The Five Dimensions of Gold

Turning to the summit's central theme, Suphajee set out five distinct roles gold now plays in the Thai and global economies: a personal asset passed between generations; a strategic national reserve; a vehicle for global institutional investment; a risk management tool; and, increasingly, an industrial input for future technologies.

 

"We are relying on gold in a dimension that goes beyond a legacy asset — it is also a material for the future," she said, citing global data showing that gold demand tied to electronics and technology rose sharply last year, with total industrial demand climbing to over 300 tonnes and electronics-specific demand up some 84 per cent.

 

Overall global gold demand reached roughly 5,144 tonnes last year, she noted, up 2 per cent, while investment-related demand alone rose to around 2,204 tonnes, an increase of 83 per cent.

 

Gold's appeal as a reserve asset, she added, lies partly in its structural neutrality: unlike currency reserves, it carries no counterparty risk and no exposure to exchange rate volatility — a feature she said matters more as currency markets grow less predictable.

 

 

 

 

A Note of Caution

Suphajee closed her remarks with a warning to prospective investors.

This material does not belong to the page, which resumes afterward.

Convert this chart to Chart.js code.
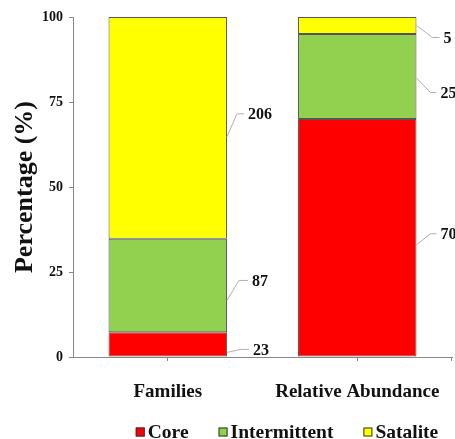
<!DOCTYPE html>
<html>
<head>
<meta charset="utf-8">
<script src="https://cdn.jsdelivr.net/npm/chart.js@4.4.1/dist/chart.umd.min.js"></script>
<style>
  html, body { margin: 0; padding: 0; background: #fff; }
  canvas { display: block; }
</style>
</head>
<body>
<canvas id="grafico" width="455" height="439"></canvas>
<script>
// dados
const categorias = ['Families', 'Relative Abundance'];
const nomesSeries = ['Core', 'Intermittent', 'Satalite'];
const valoresCore = [23, 70];
const valoresIntermittent = [87, 25];
const valoresSatalite = [206, 5];
const ticksY = [0, 25, 50, 75, 100];

const coresSeries = ['#FF0000', '#92D050', '#FFFF00'];
const FONTE = '"Liberation Serif", "Times New Roman", serif';

// percentual de cada valor dentro da sua categoria
const series = [valoresCore, valoresIntermittent, valoresSatalite];
const totais = categorias.map((_, j) => series.reduce((s, arr) => s + arr[j], 0));
const paraPercentual = arr => arr.map((v, j) => v / totais[j] * 100);

// posição das etiquetas: [inicioDy, etiquetaDy, cotoveloDx, textoDx]
const posEtiquetas = [
    [[8, 5, 14, 26], [7, -4, 14, 24]],
    [[15, -5, 12, 25], [1.5, 16, 14, 24]],
    [[9, -14, 10, 21], [0, 12, 16, 27]]
];

const pluginEtiquetas = {
    id: 'etiquetas',
    afterDatasetsDraw(chart) {
        const { ctx } = chart;
        ctx.save();
        ctx.font = 'bold 16px ' + FONTE;
        ctx.textBaseline = 'middle';
        ctx.textAlign = 'left';
        chart.data.datasets.forEach((ds, i) => {
            chart.getDatasetMeta(i).data.forEach((bar, j) => {
                const p = bar.getProps(['x', 'y', 'base', 'width'], true);
                const dir = p.x + p.width / 2;
                const cy = (p.y + p.base) / 2;
                const [sDy, lDy, kDx, tDx] = posEtiquetas[i][j];
                ctx.strokeStyle = '#b0b0b0';
                ctx.lineWidth = 1;
                ctx.beginPath();
                ctx.moveTo(dir, cy + sDy);
                ctx.lineTo(dir + kDx, cy + lDy);
                ctx.lineTo(dir + tDx - 4, cy + lDy);
                ctx.stroke();
                ctx.fillStyle = '#111';
                ctx.fillText(String(series[i][j]), dir + tDx, cy + lDy + 1);
            });
        });
        // marca final do eixo x
        const xs = chart.scales.x;
        ctx.strokeStyle = '#888';
        ctx.beginPath();
        ctx.moveTo(xs.right - 0.5, xs.top);
        ctx.lineTo(xs.right - 0.5, xs.top + 4);
        ctx.stroke();
        ctx.restore();
    }
};

const pluginLegenda = {
    id: 'legenda',
    afterDraw(chart) {
        const { ctx } = chart;
        ctx.save();
        ctx.font = 'bold 19.5px ' + FONTE;
        ctx.textBaseline = 'middle';
        ctx.textAlign = 'left';
        const caixa = 9, folga = 3, entre = 30;
        const larguras = nomesSeries.map(n => ctx.measureText(n).width);
        const total = larguras.reduce((s, w) => s + caixa + folga + w, 0) + entre * (nomesSeries.length - 1);
        let x = 287 - total / 2;
        const y = 432;
        nomesSeries.forEach((n, i) => {
            ctx.fillStyle = coresSeries[i];
            ctx.fillRect(x, y - caixa / 2, caixa, caixa);
            ctx.strokeStyle = '#333';
            ctx.lineWidth = 1;
            ctx.strokeRect(x + 0.5, y - caixa / 2 + 0.5, caixa - 1, caixa - 1);
            ctx.fillStyle = '#111';
            ctx.fillText(n, x + caixa + folga, y + 1);
            x += caixa + folga + larguras[i] + entre;
        });
        ctx.restore();
    }
};

const ctx = document.getElementById('grafico').getContext('2d');
new Chart(ctx, {
    type: 'bar',
    data: {
        labels: categorias,
        datasets: nomesSeries.map((nome, i) => ({
            label: nome,
            data: paraPercentual(series[i]),
            backgroundColor: coresSeries[i],
            borderColor: '#555',
            borderWidth: 1,
            borderSkipped: false,
            categoryPercentage: 1,
            barPercentage: 0.625
        }))
    },
    options: {
        responsive: false,
        animation: false,
        layout: { padding: { top: 17, right: 3, bottom: 0, left: 0 } },
        plugins: { legend: { display: false }, tooltip: { enabled: false } },
        scales: {
            x: {
                stacked: true,
                afterFit: s => { s.height = 82; s.paddingLeft = 0; s.paddingRight = 0; },
                grid: { offset: false, drawOnChartArea: false, tickLength: 4, color: '#888' },
                border: { color: '#888' },
                ticks: { padding: 20, maxRotation: 0, autoSkip: false, color: '#111', font: { family: FONTE, size: 19, weight: 'bold' } }
            },
            y: {
                stacked: true,
                min: 0,
                max: 100,
                afterFit: s => { s.width = 73; s.paddingTop = 0; s.paddingBottom = 0; },
                afterBuildTicks: s => { s.ticks = ticksY.map(v => ({ value: v })); },
                grid: { drawOnChartArea: false, tickLength: 4, color: '#888' },
                border: { color: '#888' },
                ticks: { padding: 6, color: '#111', font: { family: FONTE, size: 14, weight: 'bold' } },
                title: {
                    display: true,
                    text: 'Percentage (%)',
                    color: '#111',
                    padding: { top: 10, bottom: 0 },
                    font: { family: FONTE, size: 26, weight: 'bold' }
                }
            }
        }
    },
    plugins: [pluginEtiquetas, pluginLegenda]
});
</script>
</body>
</html>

Gold, she said, is not a one-way bet: "It carries its own volatility — it tends to gain value when the world grows more uncertain, but when stability returns and interest rates fall, gold falls too."

 

She urged attendees to invest only with a clear understanding of these dynamics, to work solely through licensed dealers and reputable financial institutions, and to treat any promise of above-market returns as an immediate red flag.

 

"If someone advertises returns far above the ordinary, be cautious — it is simply not realistic," she said.
 

 

Her closing message tied the summit's commercial theme back to her broader trade argument: in a world where "uncertainty has become the only certainty", Thailand's pitch — whether on rice, gold, or trade negotiations — rests on positioning itself as the reliable, neutral counterparty others can return to.